Establishing a Company in Ukraine: Legal Formalities and Paperwork for US Businesses

What are the primary legal challenges of opening a subsidiary of a US company in Ukraine?

The primary legal challenge for American entities seeking to establish a presence in Ukraine stems from inherent discrepancies between US corporate documentation issued under various state-specific legislation and the requirements of Ukrainian law. Ukrainian legal frameworks for company registration often align more closely with established European or UK corporate standards, creating specific hurdles for US-based companies.

A – Foundational US Company Documents:

It is necessary to provide the basic US company documents, such as a certificate of incorporation and articles of association. The mentioned documents are required to prove the following information when submitting documents for Ukrainian company formation

  • The official and complete name of the US company;
  • The name of the current CEO / Director;
  • The official registered address of the US company;
  • The unique registration number and its date of issuance.

But the main reason is to prove that a certain US company is established as the company and the jurisdiction/state and that the company is active.

B – Disclosure of Ultimate Beneficial Owner (UBO) Information.

It is necessary to disclose an American company’s ultimate beneficial owner to register a Ukrainian company. Under Ukrainian legislation, original documents confirming who the owner of the US founder is are compulsory. It means that it is necessary to prove to the Ministry of Justice of Ukraine if there’s any person who owns 25% or more of an American company. If the corporate structure of the company founder is complicated, it might take a lot of documents to show the ownership structure. If the founder is a corporation that a group of stockholders owns, it might be necessary to provide a list of the stockholders. If there’s a company among the stockholders, depending on the percentage of shares, it might be required to provide the list of shareholders of that company.

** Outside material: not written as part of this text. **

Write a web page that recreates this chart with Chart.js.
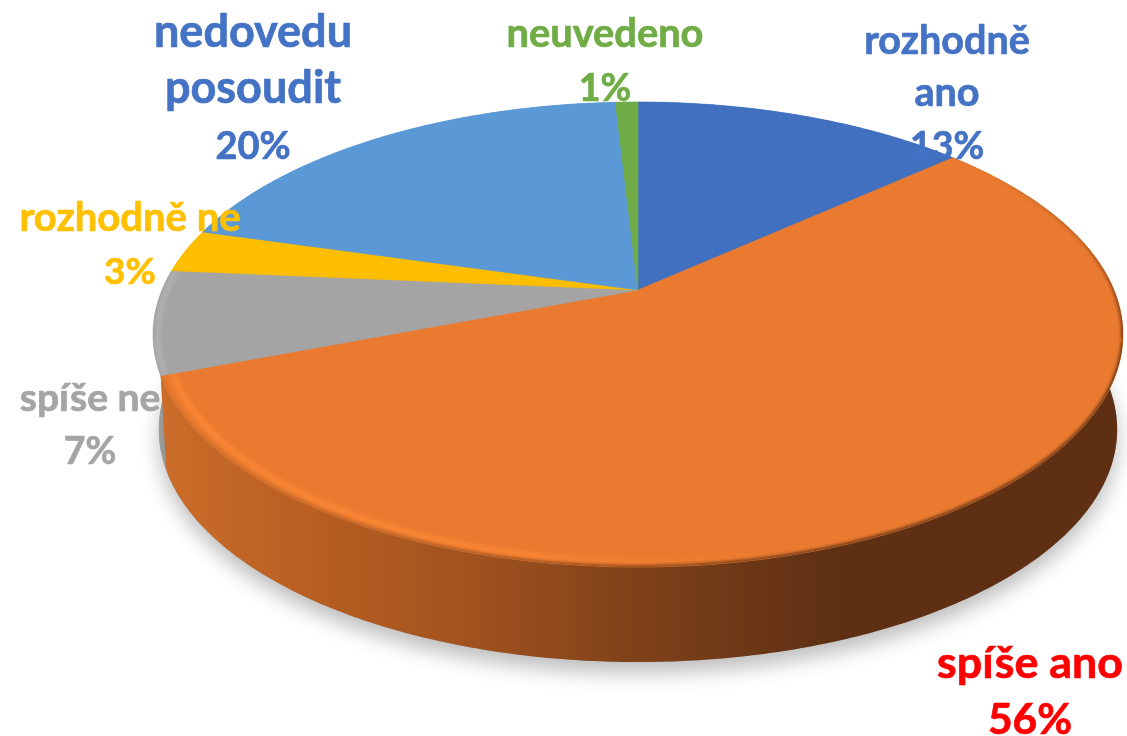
<!DOCTYPE html>
<html>
<head>
<meta charset="utf-8">
<style>html,body{margin:0;padding:0;background:#fff;overflow:hidden}canvas{display:block}</style>
<script src="https://cdn.jsdelivr.net/npm/chart.js@4"></script>
</head>
<body>
<canvas id="c" width="1127" height="736"></canvas>
<script>
const categories = ["rozhodně ano", "spíše ano", "spíše ne", "rozhodně ne", "nedovedu posoudit", "neuvedeno"];
const shares = [13.4, 55.8, 7.2, 3.0, 19.7, 0.9];
const sliceColors = ["#4170c0", "#ea7a2f", "#a4a4a4", "#fdbe00", "#5a99d5", "#6fab46"];

// label layout: wrapped lines, centre x, first baseline, line step, font sizes, colour
const labelLayout = [
  {lines:["rozhodně","ano"], x:947, y:53.5, step:52.5, size:39.6, pct:37.5, color:"#4472c4"},
  {lines:["spíše ano"], x:1030, y:678, step:56, size:44.8, pct:42.5, color:"#ff0000"},
  {lines:["spíše ne"], x:90, y:410.5, step:53, size:39, pct:37.5, color:"#a5a5a5"},
  {lines:["rozhodně ne"], x:130, y:231, step:53, size:40, pct:37, color:"#ffc000"},
  {lines:["nedovedu","posoudit"], x:253, y:47, step:56, size:45, pct:38, color:"#4472c4"},
  {lines:["neuvedeno"], x:605, y:47, step:53.5, size:39.8, pct:37.5, color:"#70ad47"}
];

// perspective disc geometry
const geo = {ax:638, ay:290, A:476, B:224, p:0.1914, depth:95, shrink:0.988, ecy:335};
function project(angle){
  const t = angle + Math.PI/2, u = Math.sin(t), v = -Math.cos(t), w = 1 - geo.p*v;
  return {x:geo.ax + geo.A*u/w, y:geo.ay + geo.B*v/w};
}
function rimPoints(a0, a1){
  const n = Math.max(4, Math.ceil((a1-a0)/(Math.PI/360))), pts = [];
  for(let i=0;i<=n;i++) pts.push(project(a0+(a1-a0)*i/n));
  return pts;
}
const down = p => ({x:geo.ax+(p.x-geo.ax)*geo.shrink, y:p.y+geo.depth});
const inset = (p,k) => ({x:geo.ax+(p.x-geo.ax)*k, y:geo.ecy+(p.y-geo.ecy)*k});
function trace(ctx, pts, move=true){
  pts.forEach((p,i)=> (i===0&&move) ? ctx.moveTo(p.x,p.y) : ctx.lineTo(p.x,p.y));
}
function wallGradient(ctx, stops){
  const g = ctx.createLinearGradient(0,0,1127,0);
  stops.forEach(s=>g.addColorStop(s[0]/1127,s[1]));
  return g;
}

const perspectivePie = {
  id:"perspectivePie",
  beforeDatasetsDraw(chart){
    const ctx = chart.ctx, arcs = chart.getDatasetMeta(0).data;
    const rims = arcs.map(a=>rimPoints(a.startAngle,a.endAngle));
    const colors = arcs.map(a=>a.options.backgroundColor);

    // soft ground shadow under the silhouette
    ctx.save();
    ctx.shadowColor = "rgba(0,0,0,0.26)";
    ctx.shadowBlur = 20;
    ctx.shadowOffsetY = 11;
    ctx.fillStyle = "#999";
    ctx.beginPath();
    trace(ctx, rimPoints(-Math.PI/2, 1.5*Math.PI).map(down));
    ctx.closePath();
    ctx.fill();
    ctx.restore();

    // side walls: back ones first, the big near slice last
    const order = [0,3,4,5,2,1];
    order.forEach(i=>{
      const pts = rims[i];
      ctx.beginPath();
      trace(ctx, pts);
      trace(ctx, pts.slice().reverse().map(down), false);
      ctx.closePath();
      ctx.fillStyle = i===1
        ? wallGradient(ctx,[[160,"#cb6d2a"],[300,"#ba6022"],[480,"#9f511e"],[620,"#82431a"],[760,"#6a3616"],[840,"#5e2f13"],[1127,"#5e2f13"]])
        : i===2 ? wallGradient(ctx,[[150,"#a8a8a8"],[172,"#8c8c8c"]]) : colors[i];
      ctx.fill();
    });

    // top faces
    arcs.forEach((a,i)=>{
      ctx.beginPath();
      ctx.moveTo(geo.ax,geo.ay);
      trace(ctx, rims[i], false);
      ctx.closePath();
      ctx.fillStyle = colors[i];
      ctx.strokeStyle = colors[i];
      ctx.lineWidth = 0.6;
      ctx.fill();
      ctx.stroke();
    });

    // rim bevel on the near side
    const clipFace = i=>{
      ctx.beginPath();
      ctx.moveTo(geo.ax,geo.ay);
      trace(ctx, rims[i], false);
      ctx.closePath();
      ctx.clip();
    };
    ctx.save();
    clipFace(1);
    ctx.filter = "blur(2.4px)";
    ctx.beginPath();
    trace(ctx, rims[1].map(p=>inset(p,0.974)));
    ctx.strokeStyle = wallGradient(ctx,[[150,"rgba(255,140,55,1)"],[520,"rgba(255,138,54,1)"],[700,"rgba(245,130,50,.6)"],[800,"rgba(234,122,47,0)"],[1127,"rgba(234,122,47,0)"]]);
    ctx.lineWidth = 4.5;
    ctx.stroke();
    // the bevel melts into the wall colour just inside the near rim
    ctx.filter = "blur(1.8px)";
    const upper = rims[1].filter(p=>p.y<=340 && p.x>638);
    const lower = rims[1].filter(p=>p.y>=340 || p.x<638);
    ctx.beginPath();
    trace(ctx, lower);
    ctx.strokeStyle = wallGradient(ctx,[[160,"rgba(203,109,42,.55)"],[600,"rgba(130,67,26,.8)"],[800,"rgba(94,47,19,.85)"],[1127,"rgba(94,47,19,.85)"]]);
    ctx.lineWidth = 4;
    ctx.stroke();
    const fade = ctx.createLinearGradient(0,170,0,340);
    fade.addColorStop(0,"rgba(94,47,19,0)");
    fade.addColorStop(0.35,"rgba(94,47,19,.25)");
    fade.addColorStop(1,"rgba(94,47,19,.85)");
    ctx.beginPath();
    trace(ctx, upper);
    ctx.strokeStyle = fade;
    ctx.lineWidth = 4;
    ctx.stroke();
    ctx.restore();

    ctx.save();
    clipFace(2);
    ctx.filter = "blur(2px)";
    ctx.beginPath();
    trace(ctx, rims[2].map(p=>inset(p,0.99)));
    ctx.strokeStyle = "#b2b2b2";
    ctx.lineWidth = 5;
    ctx.stroke();
    ctx.restore();

    return false;
  },
  afterDraw(chart){
    const ctx = chart.ctx;
    ctx.save();
    ctx.textAlign = "center";
    ctx.textBaseline = "alphabetic";
    ctx.lineJoin = "round";
    ctx.lineWidth = 0.7;
    labelLayout.forEach((l,i)=>{
      ctx.fillStyle = l.color;
      ctx.strokeStyle = l.color;
      l.lines.concat([Math.round(shares[i])+"%"]).forEach((t,j)=>{
        const size = j===l.lines.length ? l.pct : l.size;
        ctx.font = "bold "+size+"px Lato, Carlito, sans-serif";
        ctx.fillText(t,l.x,l.y+j*l.step);
        ctx.strokeText(t,l.x,l.y+j*l.step);
      });
    });
    ctx.restore();
  }
};

new Chart(document.getElementById("c"),{
  type:"pie",
  data:{labels:categories,datasets:[{data:shares,backgroundColor:sliceColors,borderWidth:0}]},
  options:{
    responsive:false,
    animation:false,
    layout:{padding:0},
    plugins:{legend:{display:false},tooltip:{enabled:false}}
  },
  plugins:[perspectivePie]
});
</script>
</body>
</html>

The problem is that, unlike in Europe, in the United States, the shareholders of US companies aren’t shown in the extracts from company registers. The best would be to show an official document showing the shareholders of US companies issued under the legislation of a certain state. But the majority of states in the US don’t have such a document.

Consider that the documents for Ukraine company formation will be submitted to Ukrainian authority and, accordingly, shall correspond to Ukrainian legislation and requirements. 

Crucially, all the aforementioned documents (Certificate of Incorporation, Articles of Association, UBO documentation) must be issued no more than one month before their official submission to a registrar in Ukraine. This strict validity period necessitates precise timing and efficient document preparation.

C – Power of Attorney (PoA) for Representation:

A Power of Attorney (PoA) is an indispensable document required to authorize a designated representative in Ukraine to act on behalf of the US company and submit all necessary documents to the registrar. This PoA is typically issued in the name of the US company and must be signed by its duly authorized CEO or Director.

It is absolutely critical that the signing official on the Power of Attorney precisely matches the CEO/Director identified in the foundational US company documents (as detailed in Section A). Ukrainian registrars meticulously verify this consistency to prevent fraud and ensure proper authorization. Any discrepancy can lead to immediate rejection of the application and significant delays. A Power of Attorney is only dispensable if the US founding company’s CEO personally travels to Ukraine to sign all relevant registration documents directly before a Ukrainian registrar or a Ukrainian notary, which is not a practical solution for many international businesses.

All documents mentioned above, including the Power of Attorney, must be first notarized in the US and then apostilled by the relevant US Secretary of State. The apostille certifies the authenticity of the notary public’s signature and the document’s seal, making it legally recognized in Ukraine under the Hague Convention.

What documents shall be submitted for Ukrainian company formation?

To start the Ukrainian company’s setup, the following papers must be submitted in addition to the ones mentioned above.

  • registration card (according to the sample certified by the Ministry of Justice of Ukraine); this card contains all the information about future Ukrainian company and shall match with other documents;
  • signed and notarized articles of association of Ukrainian company; this document shall be signed by all the founders of the Ukrainian company;

The increase in US companies establishing operations in Ukraine is anticipated. This projection is fueled by several factors, including signing the “mineral deal” between the new US administration and Ukraine, which promises to unlock new economic opportunities. Furthermore, the broader geopolitical shift and Ukraine’s ongoing integration into European economic structures will create a more stable and attractive environment for foreign direct investment. American businesses are uniquely positioned to leverage these opportunities, supported by a legal and advisory framework designed to navigate the complexities of the Ukrainian corporate establishment.